Wall Street Journal poll: More Americans Losing Faith in Value of College Degree

Wall Street Journal poll: More Americans Losing Faith in Value of College Degree

A recent poll conducted by the Wall Street Journal and NBC News reveals nearly half of Americans think a bachelor’s degree is not worth the cost.

The poll, released in September, showed 47 percent of those surveyed do not believe a bachelor’s degree will lead to a good job and higher lifetime earnings, while 49 percent believed earning a four-year college degree will lead to a good job and a higher lifetime earnings.

Based on the results, two subgroups surveyed had the highest rate of not believing in the value of a bachelor ’s degree. Adults between the ages of 18-34 and a portion of the working class lost the most amount of confidence in the value of a college degree. About 57 percent of those ages 18-34 years-old and 65 percent of working class members who identify as caucasians said the education was not worth the price tag.

Roughly 66 percent of those living in rural areas, 60 percent of the overall poor and working class, 58 percent of those with some college education do not believe in the value of a bachelor’s degree.

Other groups saying a four-year degree is not worth the cost include those with a high school degree or less (55 percent), men (53 percent), Republicans (53 percent) and white males (49 percent).

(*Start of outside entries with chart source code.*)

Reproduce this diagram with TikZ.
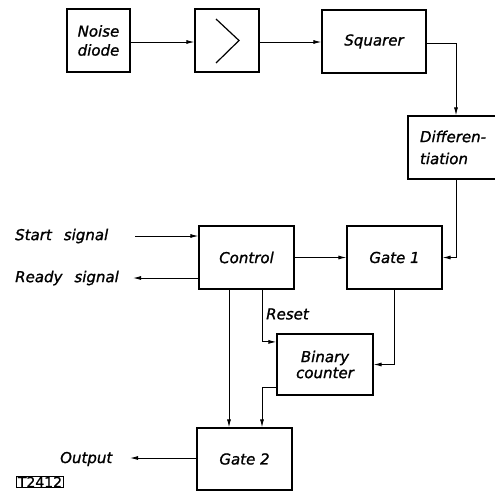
\documentclass[tikz,border=0pt]{standalone}
\usepackage{fontspec}
\setmainfont{DejaVu Sans}[ItalicFeatures={FakeBold=1.2},UprightFeatures={FakeBold=0.8}]
\usetikzlibrary{arrows.meta}
\begin{document}
\begin{tikzpicture}[x=1pt,y=-1pt,
  blk/.style={draw,line width=1.2pt,inner sep=0pt,align=center,
    font=\fontsize{15}{19}\selectfont\itshape},
  lbl/.style={inner sep=0pt,font=\fontsize{15}{19}\selectfont\itshape},
  arr/.style={line width=0.9pt,-{Latex[length=8pt,width=4pt]}},
  ln/.style={line width=0.9pt}]
\useasboundingbox (0,0) rectangle (495,493);
% blocks
\node[blk,minimum width=63pt,minimum height=63pt] (noise) at (98.5,40.5) {Noise\\diode};
\node[blk,minimum width=64pt,minimum height=63pt] (amp) at (227,40.5) {};
\node[blk,minimum width=104pt,minimum height=63pt] (squarer) at (374,41.5) {Squarer};
\node[blk,minimum width=96pt,minimum height=63pt,align=left,text width=72pt,
  font=\fontsize{15}{22}\selectfont\itshape] (diff) at (456,147.5) {Differen-\\tiation};
\node[blk,minimum width=95pt,minimum height=63pt] (control) at (246.5,257.5) {Control};
\node[blk,minimum width=95pt,minimum height=63pt] (gate1) at (394.5,257.5) {Gate 1};
\node[blk,minimum width=96pt,minimum height=61pt,
  font=\fontsize{15}{16}\selectfont\itshape] (binary) at (325,364.5) {Binary\\counter};
\node[blk,minimum width=95pt,minimum height=62pt] (gate2) at (244.5,459) {\raisebox{-3pt}{Gate 2}};
% amplifier symbol
\draw[line width=1.2pt] ([xshift=-11pt,yshift=21.5pt]amp.center) -- ([xshift=12pt]amp.center) -- ([xshift=-11pt,yshift=-22.5pt]amp.center);
% labels
\node[lbl,anchor=west] (start) at (15,236) {Start\hspace{0.8em}signal};
\node[lbl,anchor=west] (ready) at (15,278) {Ready\hspace{0.8em}signal};
\node[lbl,anchor=west] (output) at (60,459) {Output};
\node[lbl,anchor=west] (reset) at (266,314) {Reset};
\node[draw,line width=1pt,inner xsep=1pt,inner ysep=0.5pt,
  font=\fontsize{14}{14}\selectfont] (code) at (40,482) {T2412};
\coordinate (startend) at (135,236);
\coordinate (readyend) at (133,278);
\coordinate (outend) at (130,458);
% connectors
\draw[arr] (noise.east |- 0,42) -- (amp.west |- 0,42);
\draw[arr] (amp.east |- 0,42) -- (squarer.west |- 0,42);
\draw[arr] (squarer.east |- 0,43) -| (diff.north);
\draw[arr] (diff.south) |- (gate1.east);
\draw[arr] (startend) -- (control.west |- startend);
\draw[arr] (control.west |- readyend) -- (readyend);
\draw[arr] (control.east) -- (gate1.west);
\draw[arr] ([xshift=-17.5pt]control.south) coordinate (cA) -- (cA |- gate2.north);
\draw[arr] ([xshift=15.5pt]control.south) coordinate (cB) |- ([yshift=-8.5pt]binary.north west);
\draw[arr] (gate1.south) |- (binary.east);
\draw[arr] ([yshift=8.5pt]binary.south west) -| ([xshift=17.5pt]gate2.north);
\draw[arr] (gate2.west |- outend) -- (outend);
\end{tikzpicture}
\end{document}
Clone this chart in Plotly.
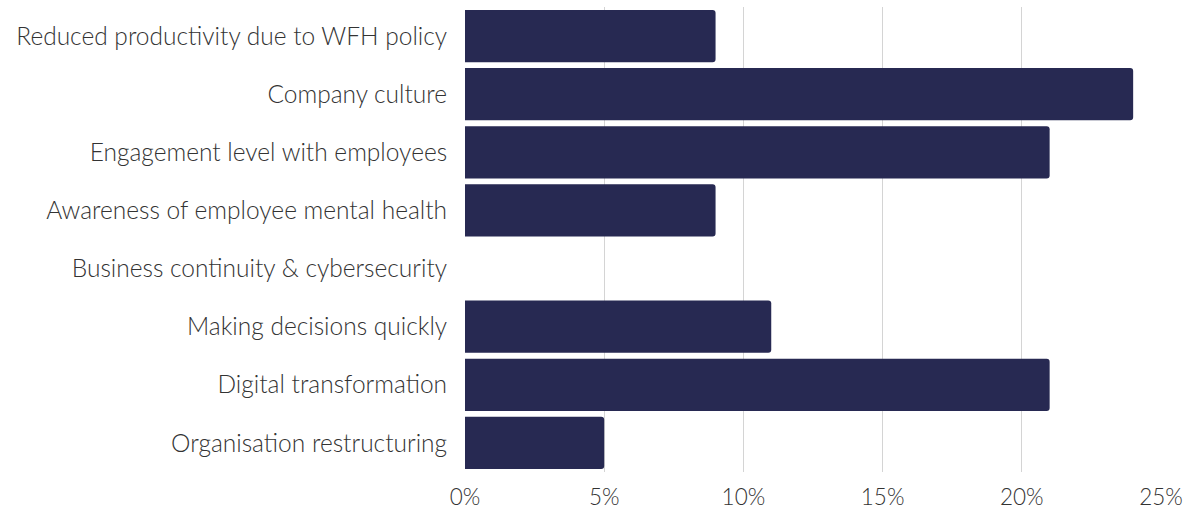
import plotly.graph_objects as go

categories = [
    "Reduced productivity due to WFH policy",
    "Company culture",
    "Engagement level with employees",
    "Awareness of employee mental health",
    "Business continuity & cybersecurity",
    "Making decisions quickly",
    "Digital transformation",
    "Organisation restructuring",
]
shares = [9, 24, 21, 9, 0, 11, 21, 5]  # percent of respondents
x_ticks = [0, 5, 10, 15, 20, 25]
x_tick_labels = ["0%", "5%", "10%", "15%", "20%", "25%"]

bar_color = "#272952"
text_color = "#333333"
font_family = "Source Sans Pro, Lato, Open Sans, sans-serif"
y_label_font = dict(family=font_family, size=24.5, color=text_color, weight=300)
x_label_font = dict(family=font_family, size=22.5, color=text_color, weight=300)

fig = go.Figure(
    go.Bar(
        x=shares,
        y=categories,
        orientation="h",
        marker=dict(color=bar_color, line=dict(width=0)),
        hoverinfo="x+y",
    )
)

fig.update_layout(
    width=1200,
    height=513,
    margin=dict(l=465, r=39, t=7, b=41, autoexpand=False),
    paper_bgcolor="white",
    plot_bgcolor="white",
    bargap=0.1,
    barcornerradius=3,
    showlegend=False,
    font=y_label_font,
)

fig.update_xaxes(
    range=[0, 25],
    tickvals=x_ticks,
    ticktext=x_tick_labels,
    showgrid=True,
    gridcolor="#d4d4d4",
    gridwidth=1,
    zeroline=False,
    showline=False,
    ticks="outside",
    ticklen=5,
    tickcolor="rgba(0,0,0,0)",
    tickfont=x_label_font,
    automargin=False,
)

fig.update_yaxes(
    categoryorder="array",
    categoryarray=categories[::-1],
    showgrid=False,
    zeroline=False,
    showline=False,
    ticks="outside",
    ticklen=12,
    tickcolor="rgba(0,0,0,0)",
    tickfont=y_label_font,
    automargin=False,
)

fig.write_html("out.html")
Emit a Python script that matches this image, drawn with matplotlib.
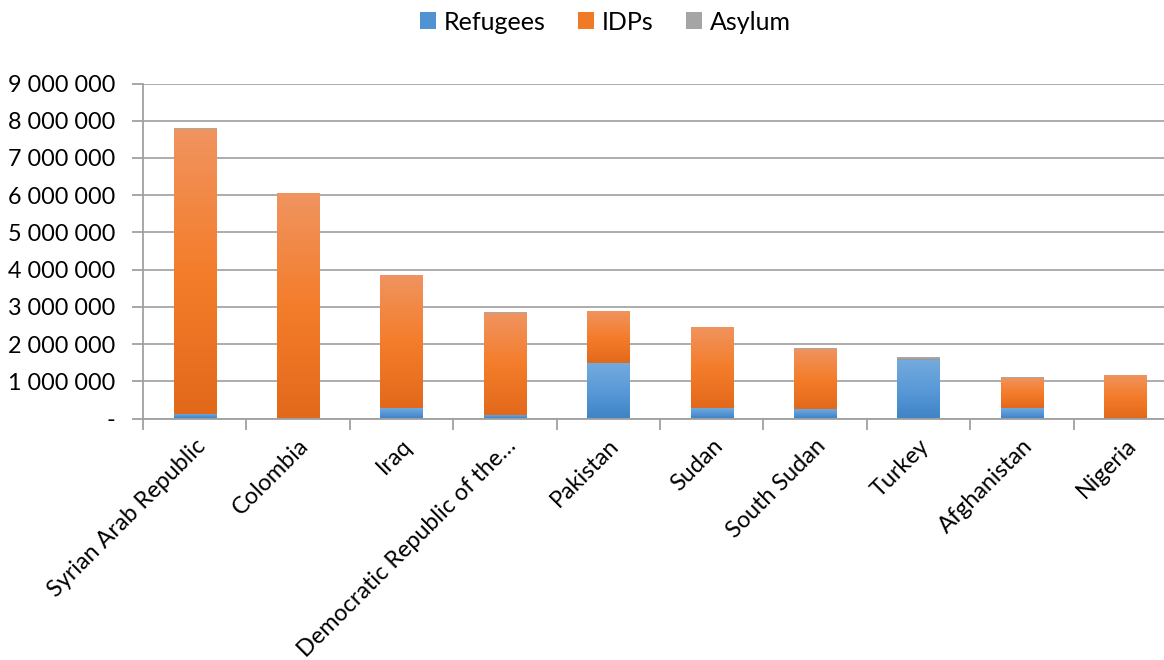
import numpy as np
import matplotlib
matplotlib.use('Agg')
import matplotlib.pyplot as plt
from matplotlib.colors import LinearSegmentedColormap
from matplotlib.patches import Patch
from matplotlib.ticker import FuncFormatter, MultipleLocator

plt.rcParams['font.family'] = ['Lato', 'DejaVu Sans']

categories = ['Syrian Arab Republic', 'Colombia', 'Iraq', 'Democratic Republic of the\u2026',
              'Pakistan', 'Sudan', 'South Sudan', 'Turkey', 'Afghanistan', 'Nigeria']
refugees = [130000, 5000, 270000, 100000, 1500000, 270000, 250000, 1570000, 270000, 5000]
idps = [7660000, 6040000, 3590000, 2740000, 1390000, 2190000, 1620000, 0, 830000, 1170000]
asylum = [10000, 10000, 5000, 20000, 5000, 5000, 20000, 90000, 5000, 5000]

# top -> bottom gradients, Excel style
grads = {
    'Refugees': ('#75abdd', '#5a9ad8', '#3f84c6'),
    'IDPs': ('#f09460', '#f47d2b', '#e2691a'),
    'Asylum': ('#b4b4b4', '#a5a5a5', '#959595'),
}
legend_colors = {'Refugees': '#4f93d3', 'IDPs': '#f07a26', 'Asylum': '#a5a5a5'}

fig = plt.figure(figsize=(11.64, 6.6), dpi=100)
ax = fig.add_axes([143 / 1164, 1 - 418.5 / 660, 1034 / 1164, 335 / 660])

x = np.arange(len(categories))
width = 0.41
bottom = np.zeros(len(categories))
grad_img = np.linspace(0, 1, 256).reshape(-1, 1)

for name, vals in [('Refugees', refugees), ('IDPs', idps), ('Asylum', asylum)]:
    bars = ax.bar(x, vals, width, bottom=bottom, color=legend_colors[name], zorder=2)
    cmap = LinearSegmentedColormap.from_list(name, list(grads[name])[::-1])
    for b in bars:
        if b.get_height() <= 0:
            continue
        x0, y0 = b.get_x(), b.get_y()
        im = ax.imshow(grad_img, cmap=cmap, aspect='auto', origin='lower',
                       extent=[x0, x0 + b.get_width(), y0, y0 + b.get_height()], zorder=3)
        im.set_clip_path(b)
    bottom += np.array(vals)

ax.set_xlim(-0.5, len(categories) - 0.5)
ax.set_ylim(0, 9000000)
ax.yaxis.set_major_locator(MultipleLocator(1000000))
ax.yaxis.set_major_formatter(FuncFormatter(
    lambda v, p: '-' if v == 0 else f'{int(v):,}'.replace(',', ' ')))
ax.grid(axis='y', color='#a6a6a6', linewidth=1.3, zorder=0)
ax.set_axisbelow(True)

for s in ['top', 'right']:
    ax.spines[s].set_visible(False)
for s in ['left', 'bottom']:
    ax.spines[s].set_color('#a0a0a0')
    ax.spines[s].set_linewidth(1.3)

ax.set_xticks(x)
ax.set_xticklabels(categories, rotation=45, ha='right', rotation_mode='anchor')
ax.set_xticks(np.arange(len(categories) + 1) - 0.5, minor=True)
ax.tick_params(axis='x', which='major', length=0, pad=12, labelsize=16.8)
ax.tick_params(axis='x', which='minor', length=8, width=1.3, color='#a0a0a0')
ax.tick_params(axis='y', length=8, width=1.3, color='#a0a0a0', labelsize=16.8, pad=12)

handles = [Patch(facecolor=legend_colors[n], label=n) for n in ['Refugees', 'IDPs', 'Asylum']]
fig.legend(handles=handles, loc='center', bbox_to_anchor=(605 / 1164, 1 - 22 / 660), ncol=3,
           frameon=False, fontsize=18, handlelength=0.65, handleheight=0.65,
           handletextpad=0.3, columnspacing=1.3)

fig.savefig('out.png', dpi=100)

A student finishes a concrete slab, with help from a Cement Masons Local 132 apprentice, at the Columbus/Central Ohio Building Trades Job Fair

A student finishes a concrete slab, with help from a Cement Masons Local 132 apprentice, at the Columbus/Central Ohio Building Trades Job Fair.

A NBC News article on the survey said those who believe a bachelor’s degree is not worth the cost often cited the reason being “because people often graduate without specific job skills and with a large amount of debt to pay off.”

The reasons for not believing in the value of a four-year degree are valid, as many degrees do not give students the skills to succeed in the real world, they only lead to mountains of debt in the form of college loans.

By applying for an apprenticeship with any affiliated Columbus/Central Ohio Building Trades, men and women are avoiding an average college debt of over $37,000.

Instead, they choose to earn while they learn. C/COBT apprentices are paid to learn a their trade, receiving livable wages and benefits. They work with a signatory contractor and also take classes to help hone their skills and help them stay safe on the jobsite.